When Jianxing came back in, he told me he had made a mistake when he decided not to run in the first election. “I think I was a very important factor,” he said, leaning forward on a little bed, his elbows on his knees and his combat boots planted firmly on the floor. “I think, had I been on the village committee, we would not have ended up with this terrible result.”
The night before Wukan’s second election, it poured rain. The village turned the dark gray color of wet concrete. Pools formed in empty lots, rivers coursed down alleyways, and the rolling croak of bullfrogs grew so loud that they competed with the thunder.

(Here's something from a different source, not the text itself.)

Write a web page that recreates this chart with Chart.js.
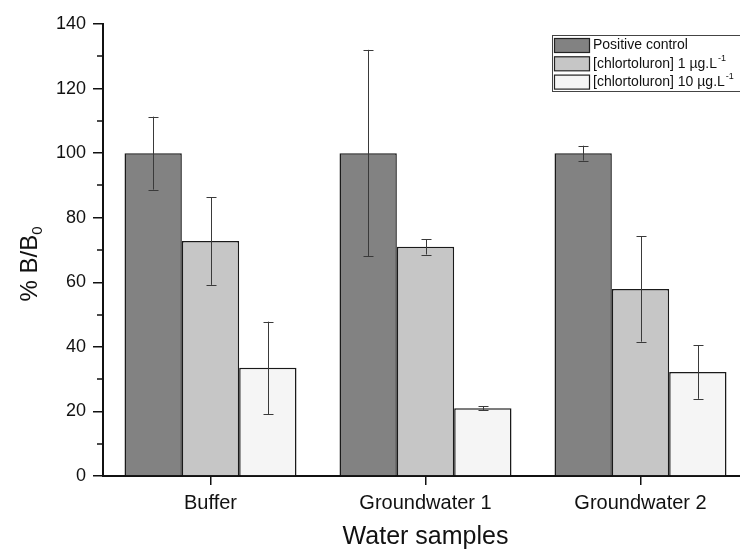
<!DOCTYPE html>
<html>
<head>
<meta charset="utf-8">
<script src="https://cdn.jsdelivr.net/npm/chart.js@4"></script>
<style>
  html, body { margin: 0; padding: 0; overflow: hidden; background: #fff; }
  #wrap { width: 750px; height: 549px; position: relative; }
</style>
</head>
<body>
<div id="wrap"><canvas id="chart"></canvas></div>
<script>
const categories = ['Buffer', 'Groundwater 1', 'Groundwater 2'];
const seriesLabels = ['Positive control', '[chlortoluron] 1 µg.L', '[chlortoluron] 10 µg.L'];
const seriesLabelSup = ['', '-1', '-1'];
const positiveControl = [100, 100, 100];
const chlor1 = [72.8, 71.0, 57.9];
const chlor10 = [33.5, 21.0, 32.2];
const positiveControlErr = [11.3, 32, 2.3];
const chlor1Err = [13.6, 2.4, 16.3];
const chlor10Err = [14.3, 0.6, 8.3];
const yTicks = [0, 20, 40, 60, 80, 100, 120, 140];

const FONT = '"Liberation Sans", Arial, sans-serif';

const errorBars = {
  id: 'errorBars',
  afterDatasetsDraw(chart) {
    const ctx = chart.ctx;
    const y = chart.scales.y;
    ctx.save();
    ctx.strokeStyle = '#3a3a3a';
    ctx.lineWidth = 1;
    chart.data.datasets.forEach((ds, i) => {
      const meta = chart.getDatasetMeta(i);
      meta.data.forEach((bar, j) => {
        const v = ds.data[j], e = ds.err[j];
        const top = y.getPixelForValue(v + e);
        const bot = y.getPixelForValue(v - e);
        const x = Math.round(bar.x) + 0.5;
        ctx.beginPath();
        ctx.moveTo(x, top); ctx.lineTo(x, bot);
        ctx.moveTo(x - 5, Math.round(top) + 0.5); ctx.lineTo(x + 5, Math.round(top) + 0.5);
        ctx.moveTo(x - 5, Math.round(bot) + 0.5); ctx.lineTo(x + 5, Math.round(bot) + 0.5);
        ctx.stroke();
      });
    });
    ctx.restore();
  }
};

const decorations = {
  id: 'decorations',
  afterDraw(chart) {
    const ctx = chart.ctx;
    const y = chart.scales.y;
    const area = chart.chartArea;
    ctx.save();
    // minor ticks
    ctx.strokeStyle = '#111';
    ctx.lineWidth = 1.5;
    for (let i = 0; i < yTicks.length - 1; i++) {
      const py = Math.round(y.getPixelForValue((yTicks[i] + yTicks[i + 1]) / 2));
      ctx.beginPath();
      ctx.moveTo(area.left - 6, py); ctx.lineTo(area.left, py);
      ctx.stroke();
    }
    ctx.fillStyle = '#111';
    // x title
    ctx.font = '25px ' + FONT;
    ctx.textAlign = 'center';
    ctx.textBaseline = 'middle';
    ctx.fillText('Water samples', (area.left + area.right) / 2, 537);
    // y title with subscript
    ctx.translate(28, 264);
    ctx.rotate(-Math.PI / 2);
    const main = '% B/B';
    ctx.font = '24px ' + FONT;
    const w1 = ctx.measureText(main).width;
    ctx.font = '15px ' + FONT;
    const w2 = ctx.measureText('0').width;
    const start = -(w1 + w2) / 2;
    ctx.textAlign = 'left';
    ctx.textBaseline = 'alphabetic';
    ctx.font = '24px ' + FONT;
    ctx.fillText(main, start, 9);
    ctx.font = '15px ' + FONT;
    ctx.fillText('0', start + w1, 14);
    ctx.restore();

    // legend
    ctx.save();
    ctx.fillStyle = '#fff';
    ctx.strokeStyle = '#444';
    ctx.lineWidth = 1;
    ctx.fillRect(552.5, 35.5, 200, 56);
    ctx.strokeRect(552.5, 35.5, 200, 56);
    chart.data.datasets.forEach((ds, i) => {
      const ry = 38 + i * 18.3;
      ctx.fillStyle = ds.backgroundColor;
      ctx.fillRect(554, ry, 35, 14);
      ctx.strokeStyle = '#222';
      ctx.lineWidth = 1.2;
      ctx.strokeRect(554.5, ry + 0.5, 35, 14);
      ctx.fillStyle = '#111';
      ctx.font = '14px ' + FONT;
      ctx.textAlign = 'left';
      ctx.textBaseline = 'middle';
      ctx.fillText(seriesLabels[i], 593, ry + 7.5);
      if (seriesLabelSup[i]) {
        const w = ctx.measureText(seriesLabels[i]).width;
        ctx.font = '9px ' + FONT;
        ctx.fillText(seriesLabelSup[i], 593 + w + 1, ry + 2);
      }
    });
    ctx.restore();
  }
};

const seriesData = [positiveControl, chlor1, chlor10];
const seriesErr = [positiveControlErr, chlor1Err, chlor10Err];
const seriesColors = ['#828282', '#c6c6c6', '#f5f5f5'];

new Chart(document.getElementById('chart'), {
  type: 'bar',
  data: {
    labels: categories,
    datasets: seriesData.map((d, i) => ({
      label: seriesLabels[i],
      data: d,
      err: seriesErr[i],
      backgroundColor: seriesColors[i],
      borderColor: '#1a1a1a',
      borderWidth: 1.5,
      categoryPercentage: 0.8,
      barPercentage: 1.0
    }))
  },
  options: {
    responsive: true,
    maintainAspectRatio: false,
    animation: false,
    layout: { padding: { top: 24, right: 2, left: 0, bottom: 0 } },
    plugins: {
      legend: { display: false },
      tooltip: { enabled: false }
    },
    scales: {
      x: {
        grid: { display: true, drawOnChartArea: false, offset: false, tickLength: 9, color: '#111', lineWidth: 1.5 },
        border: { color: '#111', width: 2 },
        ticks: { color: '#111', font: { family: FONT, size: 20 }, padding: 6 },
        afterFit(scale) { scale.height = 73; }
      },
      y: {
        min: 0,
        max: 140,
        afterBuildTicks(scale) { scale.ticks = yTicks.map(v => ({ value: v })); },
        grid: { drawOnChartArea: false, tickLength: 10, color: '#111', lineWidth: 1.5 },
        border: { color: '#111', width: 2 },
        ticks: { color: '#111', font: { family: FONT, size: 18 }, padding: 7 },
        afterFit(scale) { scale.width = 103; }
      }
    }
  },
  plugins: [errorBars, decorations]
});
</script>
</body>
</html>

Old Lin, after two years of pointing out his ad
vanced age and fantasizing about retirement, was at home, preparing to run again for village chief. “There are some things that I have left unfinished!” he told a group of journalists who had stumbled in out of the rain.
His house was a new tile construction sitting in a freshly paved alleyway that ran toward the local school where elections were being held. To gain entrance to his home, visitors were required to stand outside two gigantic metal doors and look up into a security camera aimed at the stoop. There was no doorbell, and the rain made it impossible to hear anyone knocking. Old Lin’s wife was in charge of opening the doors, scurrying through a small uncovered courtyard that was being pelted with rain. She ferried people back inside to where Old Lin was sitting.
Erect in his chair, wearing a soft brown leather jacket, he emphasized his thoughts with pursed lips and raised eyebrows. He leaned forward, opening his eyes wide, when he felt his point was particularly important. While he talked, his wife poured tea. “I haven’t even eaten dinner yet!” he announced, smiling wildly. “Make us some food!!” His wife looked shocked, and everyone declined politely.
“The law doesn’t always work quickly,” Lin said regarding the yearlong lead-up to Hong Ruichao’s arrest. “Isn’t that true? But we have to obey the law, even if it doesn’t seem to make sense. Isn’t that true?” He had been tempted by bribes, he said, but had withstood it. Money had entered into Hong Ruichao’s hands illegally, so Hong Ruichao had broken a law. “It doesn’t matter if they gave it back or not, the money was in their hands. It’s illegal, and we must let the law decide.”
The old village committee had never been jailed for stealing Wukan’s land. Officials in Lufeng, the same officials who had jailed Hong, had never been censured for their role in the land sales. But Old Lin was content to make his argument absent of that part of the story. He was adhering to the party line.